Dritte Strophe – Hohelied 3,6 – 8,3 (17. – 19. Juli)

Die längste Strophe und voller Action! Nun geht es zur Sache. Es ist definitiv Sommer, sogar ein Gewitter darf mitspielen.

Mit aller Pracht und Herrlichkeit sieht Sulamit ihren Geliebten in einem festlichen Hochzeitszug nahen. Salomo hat für seinen Auftritt an nichts gespart. Von Weitem hört man die Schritte des Heeres der Helden, sieht den weithin strahlenden Thron, auf dem der König getragen wird, riecht die königlichen Düfte und Gewürze.

„Siehe, schön bist du, meine Freundin, / siehe, du bist schön. Hinter dem Schleier / deine Augen wie Tauben.“ (Hld 4, 1)

Wieder überzieht Salomo seine Angebetete mit einer Decke aus Komplimenten über ihre äußerlichen Attribute.

„Verzaubert hast du mich, / meine Schwester Braut; verzaubert mit einem Blick deiner Augen, / mit einer Perle deiner Halskette.“ (Hld 4, 9)

Ganz eindeutig befindet sich der König in einem Rausch der Sinne und der Liebe. Einfach alles an Sulamit erscheint ihm perfekt und er nennt die „Freundin“ jetzt auch standesgemäß Braut. Doch der erste Aufmarsch misslingt; die Geliebt säumt, ihrem Angebeteten die Tür zu öffnen und er muss unverrichteter Dinge von dannen ziehen – allerdings nicht ohne eine in jener Zeit übliche, unmissverständliche Nachricht zu hinterlassen: Er reibt die Türklinke mit Myrrhe ein.

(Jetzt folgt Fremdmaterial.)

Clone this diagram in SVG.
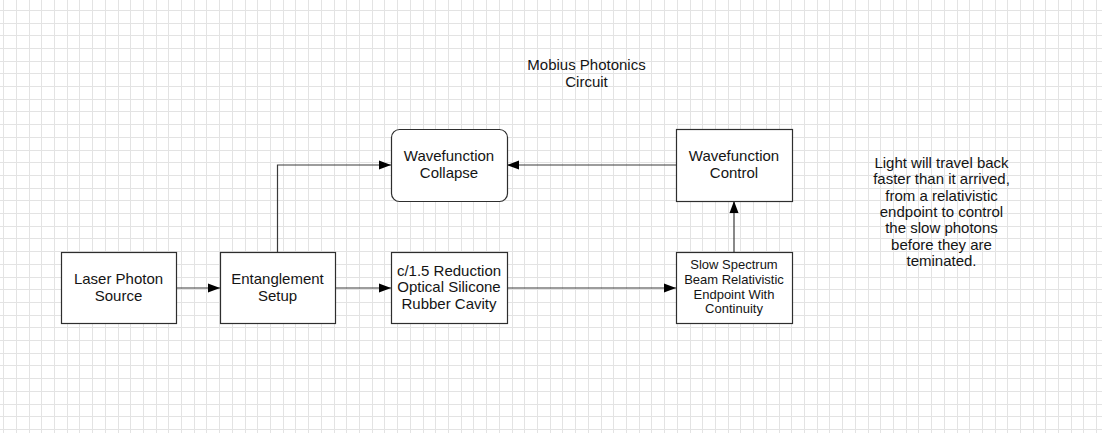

Sulamit läuft ihrem Geliebten hinterher, doch dieses Mal lassen sie die Wächter des Königs nicht durch. Die Antwort des Königs auf die erfahrende Abweisung, ein Hauch von Tragödie in einer Woge der Leidenschaft.

In einem Zwischenspiel wird Sulamit nun von den „Töchtern Jerusalems“ – sie spielen in diesem Stück wohl den klassischen Chor, wie in einem griechischen Drama – gefragt, was an ihrem Geliebten denn so besonders sei – Anlass für ein weiteres Liebebekenntnis!

Neben den bereits bekannten Vergleichen mit Erscheinungen der belebten Natur kommen nun auch Edelsteine, Edelmetalle und anderes Geschmeide ins Spiel. Dies beschreibt die stattgefundene Veränderung der Liebe. Während die Phänomene der belebten Natur dem ständigen Wandel der Jahreszeiten unterworfen sind, sind Letztere beständig, unveränderlich, ewig – genau wie die Liebe Sulamits zu ihrem König.

Sulamit endet ihr Bekenntnis mit dem bereits bekannten Ausruf:

„Ich gehöre meinem Geliebten / und mein Geliebter gehört mir, / der unter Lilien weidet.“ (Hld 6, 3)

Da kommt auch schon der Geliebte und erwidert das Bekenntnis seiner Angebeteten mit weiteren Vergleichen ihrer Schönheit mit der Natur. Dabei läuft der König zur Höchstform auf, man könnte spöttisch sagen: Er redet seine Geliebte schwindlig. Aber das unablässige Werben wirkt. Sie hat verstanden und wiederholt ihr Bekenntnis zu ihm:

„Ich gehöre meinem Geliebten / und ihn verlangt nach mir.“ (Hld 7, 11)

Sie ist jetzt bereit, sich ganz ihrem Geliebten hinzugeben.

Wenn das Liebesspiel zwischen Christus und seiner Braut doch nach unserem Empfinden genauso abliefe! Dass der Geist Gottes dieses Hohelied in die Bibel mogelte, zeigt mir: Gott empfindet es in der Tat genauso!

Ab dem Zeitpunkt, da wir sein Rufen gehört haben, ist es ein ständiges Werben und auch wir verfehlen uns ein ums andere Mal. Und auch uns wird dann die Frage gestellt: Ja, was ist denn so besonders an deinem Gott?

Die Antwort steht im Grunde hier in der dritten Strophe. Unsere Beziehung zu unserem Gott ist sinnlich – wenn es denn eine wahre Beziehung ist. Und weil sie sinnlich ist, schärft sie auch unsere Sinne. Auch wir erfahren unseren Bräutigam überall in der Natur. Alles, was in irgendeiner Weise unsere Sinne berührt, erinnert uns an ihn, verstärkt unser Sehnen. Und sobald wir bereit sind uns zu diesem Bräutigam zu bekennen, bekennt er sich zu uns. Und wir erkennen hier auch Bekenntnis ist mehr als ein gegenseitiges Versprechen. Ein Bekenntnis ist öffentlich.